::: EXCERPTED DATA

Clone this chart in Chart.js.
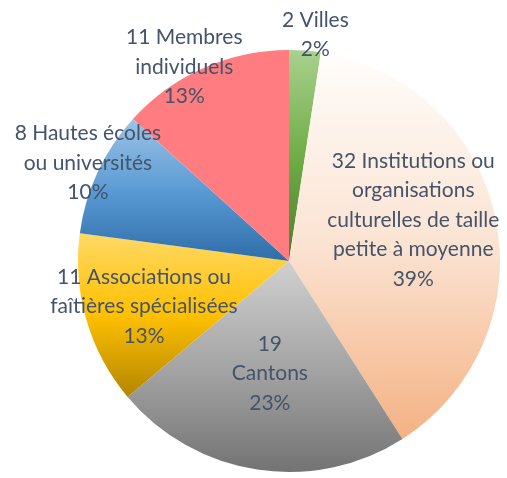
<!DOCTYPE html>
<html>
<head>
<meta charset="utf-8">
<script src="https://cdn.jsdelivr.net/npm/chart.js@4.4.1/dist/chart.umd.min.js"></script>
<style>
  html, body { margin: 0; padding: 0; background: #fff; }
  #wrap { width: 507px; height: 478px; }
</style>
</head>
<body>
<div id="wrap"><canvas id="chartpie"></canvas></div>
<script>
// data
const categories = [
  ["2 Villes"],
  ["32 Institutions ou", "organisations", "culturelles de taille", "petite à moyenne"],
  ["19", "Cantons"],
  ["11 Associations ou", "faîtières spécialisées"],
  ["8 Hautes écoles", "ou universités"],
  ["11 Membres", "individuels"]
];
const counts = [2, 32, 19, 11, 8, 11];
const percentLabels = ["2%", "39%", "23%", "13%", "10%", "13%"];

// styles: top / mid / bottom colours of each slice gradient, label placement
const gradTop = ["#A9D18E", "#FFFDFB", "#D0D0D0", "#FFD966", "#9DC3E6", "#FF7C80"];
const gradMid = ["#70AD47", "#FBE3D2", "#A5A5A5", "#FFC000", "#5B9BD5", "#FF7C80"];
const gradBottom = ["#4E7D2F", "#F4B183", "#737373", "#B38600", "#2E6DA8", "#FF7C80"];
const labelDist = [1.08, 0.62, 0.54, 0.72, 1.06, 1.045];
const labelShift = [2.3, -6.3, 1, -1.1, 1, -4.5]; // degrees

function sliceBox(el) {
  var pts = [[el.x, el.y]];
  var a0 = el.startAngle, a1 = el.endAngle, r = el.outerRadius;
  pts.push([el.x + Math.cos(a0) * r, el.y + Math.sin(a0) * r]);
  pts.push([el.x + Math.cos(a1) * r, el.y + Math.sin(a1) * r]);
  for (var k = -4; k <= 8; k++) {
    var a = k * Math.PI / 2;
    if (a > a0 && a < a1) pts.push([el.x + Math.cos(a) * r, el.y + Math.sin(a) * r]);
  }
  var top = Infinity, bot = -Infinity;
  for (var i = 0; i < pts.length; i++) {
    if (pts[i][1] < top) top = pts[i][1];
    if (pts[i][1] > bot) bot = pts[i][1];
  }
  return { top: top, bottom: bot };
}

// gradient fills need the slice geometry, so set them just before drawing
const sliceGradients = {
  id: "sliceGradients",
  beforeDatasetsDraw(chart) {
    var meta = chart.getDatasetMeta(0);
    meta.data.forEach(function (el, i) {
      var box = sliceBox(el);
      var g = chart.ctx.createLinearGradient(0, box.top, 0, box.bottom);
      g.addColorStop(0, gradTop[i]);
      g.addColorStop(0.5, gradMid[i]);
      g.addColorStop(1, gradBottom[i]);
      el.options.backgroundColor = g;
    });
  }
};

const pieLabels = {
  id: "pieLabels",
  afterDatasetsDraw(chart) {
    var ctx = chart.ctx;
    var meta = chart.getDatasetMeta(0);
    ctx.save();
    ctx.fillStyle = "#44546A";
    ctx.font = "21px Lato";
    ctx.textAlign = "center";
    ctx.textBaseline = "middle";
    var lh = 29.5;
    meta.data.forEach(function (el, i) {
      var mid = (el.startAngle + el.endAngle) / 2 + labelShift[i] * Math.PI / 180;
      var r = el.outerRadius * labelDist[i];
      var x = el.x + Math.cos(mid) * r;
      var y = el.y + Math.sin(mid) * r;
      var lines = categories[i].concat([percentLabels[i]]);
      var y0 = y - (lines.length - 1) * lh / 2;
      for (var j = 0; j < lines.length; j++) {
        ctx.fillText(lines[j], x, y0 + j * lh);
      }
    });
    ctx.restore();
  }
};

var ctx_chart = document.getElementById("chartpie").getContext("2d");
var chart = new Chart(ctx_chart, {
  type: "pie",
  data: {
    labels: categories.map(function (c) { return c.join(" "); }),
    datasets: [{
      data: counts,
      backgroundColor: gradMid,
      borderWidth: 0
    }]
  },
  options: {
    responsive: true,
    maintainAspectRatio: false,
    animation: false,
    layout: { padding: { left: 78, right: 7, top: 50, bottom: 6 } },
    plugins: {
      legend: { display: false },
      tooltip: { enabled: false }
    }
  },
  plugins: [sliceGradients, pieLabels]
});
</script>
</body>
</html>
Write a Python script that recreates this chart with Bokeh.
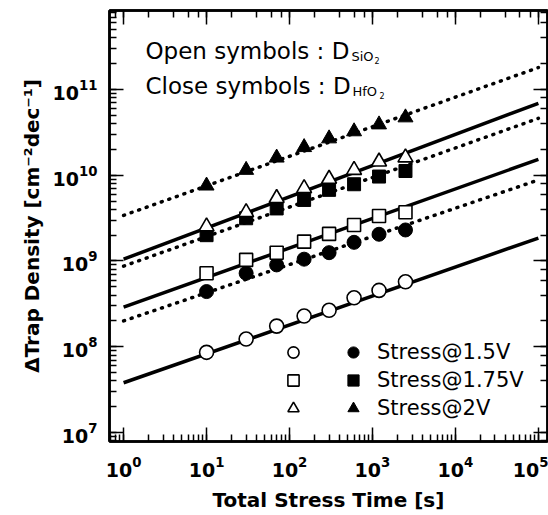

::::::

• EXERCISE DIRECTIONS: Identify all lines in the records above with the word "this".

• TASK OUTPUT:
Clone this chart in Chart.js.
Write a Python script that recreates this chart with Bokeh.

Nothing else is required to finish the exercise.